### To be done
Print the listing from its top line through the line containing "from bokeh.resources import INLINE", nothing more, and leave out the pictures.

### The data
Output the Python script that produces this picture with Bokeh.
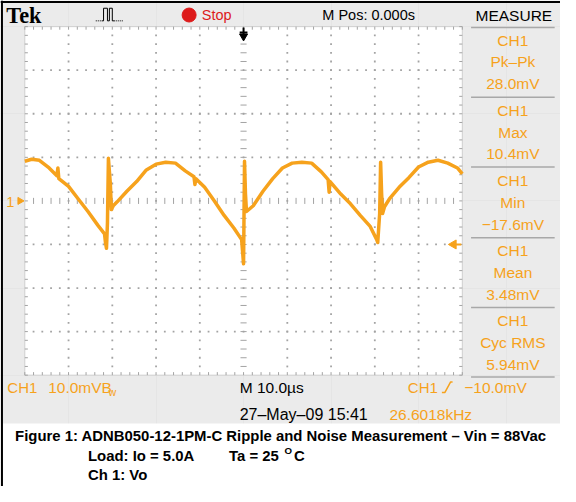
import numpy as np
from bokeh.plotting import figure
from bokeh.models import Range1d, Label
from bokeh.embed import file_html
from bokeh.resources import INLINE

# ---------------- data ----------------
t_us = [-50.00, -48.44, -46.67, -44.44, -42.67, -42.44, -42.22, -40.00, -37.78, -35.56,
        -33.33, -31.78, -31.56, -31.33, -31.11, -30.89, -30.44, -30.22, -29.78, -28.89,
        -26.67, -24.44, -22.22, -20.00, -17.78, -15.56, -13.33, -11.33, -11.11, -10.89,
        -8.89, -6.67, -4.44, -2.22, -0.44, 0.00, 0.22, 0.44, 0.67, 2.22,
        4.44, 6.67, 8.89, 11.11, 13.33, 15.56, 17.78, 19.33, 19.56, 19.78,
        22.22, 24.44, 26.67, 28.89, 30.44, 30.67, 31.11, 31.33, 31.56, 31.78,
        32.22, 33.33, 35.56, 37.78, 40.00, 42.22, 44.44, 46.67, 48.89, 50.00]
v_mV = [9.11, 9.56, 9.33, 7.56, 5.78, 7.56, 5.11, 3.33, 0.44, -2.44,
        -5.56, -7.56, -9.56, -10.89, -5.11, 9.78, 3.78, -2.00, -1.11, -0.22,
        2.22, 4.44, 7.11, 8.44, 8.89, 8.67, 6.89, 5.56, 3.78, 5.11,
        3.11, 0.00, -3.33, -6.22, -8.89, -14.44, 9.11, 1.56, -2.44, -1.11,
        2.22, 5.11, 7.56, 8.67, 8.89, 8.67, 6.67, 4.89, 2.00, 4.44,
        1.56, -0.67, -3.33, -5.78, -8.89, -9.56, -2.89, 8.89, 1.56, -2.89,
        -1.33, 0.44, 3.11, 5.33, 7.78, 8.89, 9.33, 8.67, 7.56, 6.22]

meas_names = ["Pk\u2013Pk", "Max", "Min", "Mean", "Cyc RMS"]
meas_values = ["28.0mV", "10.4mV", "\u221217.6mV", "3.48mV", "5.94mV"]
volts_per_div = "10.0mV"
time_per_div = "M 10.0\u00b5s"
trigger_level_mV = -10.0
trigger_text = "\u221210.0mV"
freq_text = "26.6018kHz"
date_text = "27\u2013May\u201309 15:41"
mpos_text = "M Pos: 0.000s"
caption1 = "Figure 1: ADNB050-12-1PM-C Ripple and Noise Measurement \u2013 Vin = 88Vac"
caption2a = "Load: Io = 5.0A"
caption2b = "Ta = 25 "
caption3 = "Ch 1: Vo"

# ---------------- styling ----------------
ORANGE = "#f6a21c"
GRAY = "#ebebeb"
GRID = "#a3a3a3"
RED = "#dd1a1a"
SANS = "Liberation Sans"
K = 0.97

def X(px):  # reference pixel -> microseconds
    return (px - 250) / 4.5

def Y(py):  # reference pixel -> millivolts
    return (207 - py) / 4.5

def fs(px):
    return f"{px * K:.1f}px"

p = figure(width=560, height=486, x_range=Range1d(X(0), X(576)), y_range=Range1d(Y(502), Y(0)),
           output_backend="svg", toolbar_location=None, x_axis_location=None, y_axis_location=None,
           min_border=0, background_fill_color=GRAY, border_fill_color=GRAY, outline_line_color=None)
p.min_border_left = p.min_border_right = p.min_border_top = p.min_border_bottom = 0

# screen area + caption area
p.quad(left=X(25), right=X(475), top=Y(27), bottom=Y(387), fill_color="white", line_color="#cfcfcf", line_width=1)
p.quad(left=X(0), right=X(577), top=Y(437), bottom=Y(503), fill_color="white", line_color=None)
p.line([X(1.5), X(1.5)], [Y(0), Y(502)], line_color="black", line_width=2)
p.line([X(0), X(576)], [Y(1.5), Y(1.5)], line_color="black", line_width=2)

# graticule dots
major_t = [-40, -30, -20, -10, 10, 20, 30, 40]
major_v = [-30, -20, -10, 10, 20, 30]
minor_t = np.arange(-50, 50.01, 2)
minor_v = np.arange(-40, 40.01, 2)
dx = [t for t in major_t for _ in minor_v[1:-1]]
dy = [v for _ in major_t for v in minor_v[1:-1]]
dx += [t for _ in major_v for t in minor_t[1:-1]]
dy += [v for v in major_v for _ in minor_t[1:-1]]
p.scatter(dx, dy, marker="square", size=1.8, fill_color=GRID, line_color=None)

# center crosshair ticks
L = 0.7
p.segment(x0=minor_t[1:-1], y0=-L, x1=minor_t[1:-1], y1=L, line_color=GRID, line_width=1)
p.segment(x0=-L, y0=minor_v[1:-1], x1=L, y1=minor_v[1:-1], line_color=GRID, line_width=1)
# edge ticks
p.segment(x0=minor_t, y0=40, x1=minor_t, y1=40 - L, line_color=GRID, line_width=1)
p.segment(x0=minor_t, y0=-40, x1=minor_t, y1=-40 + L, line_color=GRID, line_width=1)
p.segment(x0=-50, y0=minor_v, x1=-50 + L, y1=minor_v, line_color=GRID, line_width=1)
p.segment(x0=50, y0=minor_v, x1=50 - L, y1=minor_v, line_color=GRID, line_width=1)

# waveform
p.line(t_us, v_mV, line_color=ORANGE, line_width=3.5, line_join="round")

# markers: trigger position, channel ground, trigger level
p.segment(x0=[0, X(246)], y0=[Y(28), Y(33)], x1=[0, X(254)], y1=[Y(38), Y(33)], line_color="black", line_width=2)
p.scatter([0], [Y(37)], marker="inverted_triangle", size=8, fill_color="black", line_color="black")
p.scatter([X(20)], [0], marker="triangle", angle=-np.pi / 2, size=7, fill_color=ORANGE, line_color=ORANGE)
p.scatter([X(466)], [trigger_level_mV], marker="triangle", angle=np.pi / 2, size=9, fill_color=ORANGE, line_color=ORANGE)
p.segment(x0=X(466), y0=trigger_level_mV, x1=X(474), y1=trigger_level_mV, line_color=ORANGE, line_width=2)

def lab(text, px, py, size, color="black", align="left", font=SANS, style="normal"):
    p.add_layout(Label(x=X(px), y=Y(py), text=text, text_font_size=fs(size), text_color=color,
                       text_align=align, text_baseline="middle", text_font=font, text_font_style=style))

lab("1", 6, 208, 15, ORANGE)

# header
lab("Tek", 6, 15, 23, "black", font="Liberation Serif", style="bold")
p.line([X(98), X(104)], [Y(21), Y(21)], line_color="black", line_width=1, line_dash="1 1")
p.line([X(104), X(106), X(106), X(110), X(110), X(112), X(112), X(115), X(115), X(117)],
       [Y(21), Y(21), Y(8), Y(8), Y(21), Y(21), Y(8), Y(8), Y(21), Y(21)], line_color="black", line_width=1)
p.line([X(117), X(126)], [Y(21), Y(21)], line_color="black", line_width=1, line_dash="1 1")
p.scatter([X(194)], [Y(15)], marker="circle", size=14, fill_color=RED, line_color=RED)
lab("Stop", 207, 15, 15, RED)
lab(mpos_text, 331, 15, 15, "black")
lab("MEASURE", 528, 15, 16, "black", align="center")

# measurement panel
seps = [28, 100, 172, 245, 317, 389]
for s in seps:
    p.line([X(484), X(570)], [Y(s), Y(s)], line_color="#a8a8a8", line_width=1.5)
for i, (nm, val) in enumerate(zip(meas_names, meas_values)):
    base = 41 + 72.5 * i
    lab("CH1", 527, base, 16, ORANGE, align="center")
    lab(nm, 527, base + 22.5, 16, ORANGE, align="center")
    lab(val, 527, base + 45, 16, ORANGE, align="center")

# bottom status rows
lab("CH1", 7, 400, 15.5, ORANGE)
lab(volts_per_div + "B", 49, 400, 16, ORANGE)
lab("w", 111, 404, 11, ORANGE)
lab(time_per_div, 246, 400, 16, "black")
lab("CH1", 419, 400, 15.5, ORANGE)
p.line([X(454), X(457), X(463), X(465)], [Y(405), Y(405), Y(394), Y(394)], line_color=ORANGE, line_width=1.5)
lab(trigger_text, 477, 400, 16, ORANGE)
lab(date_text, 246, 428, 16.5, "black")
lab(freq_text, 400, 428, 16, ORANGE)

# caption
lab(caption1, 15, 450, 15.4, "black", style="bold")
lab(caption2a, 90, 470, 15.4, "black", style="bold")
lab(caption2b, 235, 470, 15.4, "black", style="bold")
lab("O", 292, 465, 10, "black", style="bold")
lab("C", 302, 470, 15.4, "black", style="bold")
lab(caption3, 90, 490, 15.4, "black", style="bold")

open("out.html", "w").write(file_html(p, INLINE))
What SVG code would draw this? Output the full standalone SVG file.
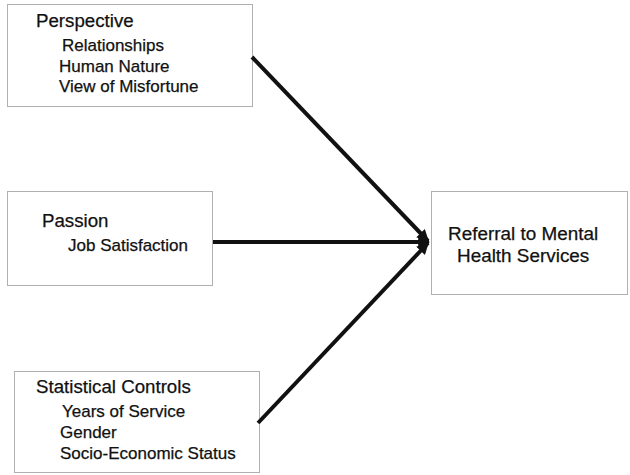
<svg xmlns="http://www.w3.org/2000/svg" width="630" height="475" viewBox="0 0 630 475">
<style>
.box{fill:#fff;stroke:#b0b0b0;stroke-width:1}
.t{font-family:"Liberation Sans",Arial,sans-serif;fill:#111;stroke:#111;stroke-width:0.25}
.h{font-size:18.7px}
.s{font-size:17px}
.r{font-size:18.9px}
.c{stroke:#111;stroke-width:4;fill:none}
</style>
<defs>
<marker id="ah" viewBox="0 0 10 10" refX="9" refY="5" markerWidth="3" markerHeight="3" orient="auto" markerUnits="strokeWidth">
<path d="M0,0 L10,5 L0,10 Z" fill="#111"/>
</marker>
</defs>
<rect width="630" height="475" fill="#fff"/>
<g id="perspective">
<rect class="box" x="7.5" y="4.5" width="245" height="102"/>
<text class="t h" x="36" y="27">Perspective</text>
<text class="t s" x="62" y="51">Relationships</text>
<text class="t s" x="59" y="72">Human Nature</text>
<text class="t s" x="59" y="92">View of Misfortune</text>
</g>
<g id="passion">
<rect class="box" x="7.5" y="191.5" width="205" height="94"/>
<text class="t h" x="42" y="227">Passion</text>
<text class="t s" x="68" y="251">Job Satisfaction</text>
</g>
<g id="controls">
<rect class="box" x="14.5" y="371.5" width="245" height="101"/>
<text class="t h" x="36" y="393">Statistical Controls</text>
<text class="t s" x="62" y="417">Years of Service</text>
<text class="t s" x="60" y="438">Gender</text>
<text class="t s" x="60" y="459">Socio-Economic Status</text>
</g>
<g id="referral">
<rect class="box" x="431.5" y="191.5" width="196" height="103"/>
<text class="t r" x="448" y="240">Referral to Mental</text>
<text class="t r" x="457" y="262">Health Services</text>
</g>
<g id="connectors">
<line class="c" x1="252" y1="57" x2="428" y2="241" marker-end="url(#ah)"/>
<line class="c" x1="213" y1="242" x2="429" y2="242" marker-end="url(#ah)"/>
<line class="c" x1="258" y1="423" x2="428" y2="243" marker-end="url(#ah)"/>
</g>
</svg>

### Right answer
Output the Python script that produces this picture with Bokeh.
import numpy as np
from bokeh.plotting import figure
from bokeh.models import Range1d, Label
from bokeh.embed import file_html
from bokeh.resources import INLINE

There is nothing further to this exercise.